Imagine, if you will, someone remade a classic Looney Tunes cartoon where Elmer Fudd tries to hunt Bugs Bunny. But instead of just updating the animation, that someone used the cartoon as the basis for a sprawling epic that turned Elmer and Bugs’ face-off into a sprawling, tense game of cat-and-mouse, extrapolating depth, social commentary, and more — and imagine that reimagining absolutely ruled. That’s not quite Pluto, but it’s close.
Based on a storyline in the original Astro Boy, the beyond beloved and notably kid-friendly comic and cartoon from the legendary Osamu Tezuka, Pluto reframes “The Greatest Robot on Earth” to focus on a robot detective named Gesicht as he investigates the murder of humans and some the most powerful robots in the world. The main way Pluto differs from the Looney Tunes comparison above is that Tezuka, never one to shy away from tough subject material even if presented in a kid-digestible form, used the same basic plot, although the detective was a minor character and the day was saved, so to speak, by Astro Boy.
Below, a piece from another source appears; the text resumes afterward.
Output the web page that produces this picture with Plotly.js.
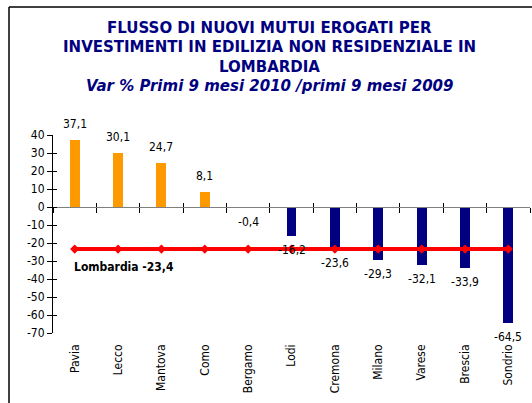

But Pluto turns that into this:
(And yes, that is Astro Boy himself there at the end.)
Animated by StudioM2 and overseen by Tezuka’s son Macoto Tezka, Pluto is set to debut on Netflix later this year. The original manga won awards around the world — it really is something special. Hopefully, the anime will live up to the original’s legacy and the legacy of its inspiration.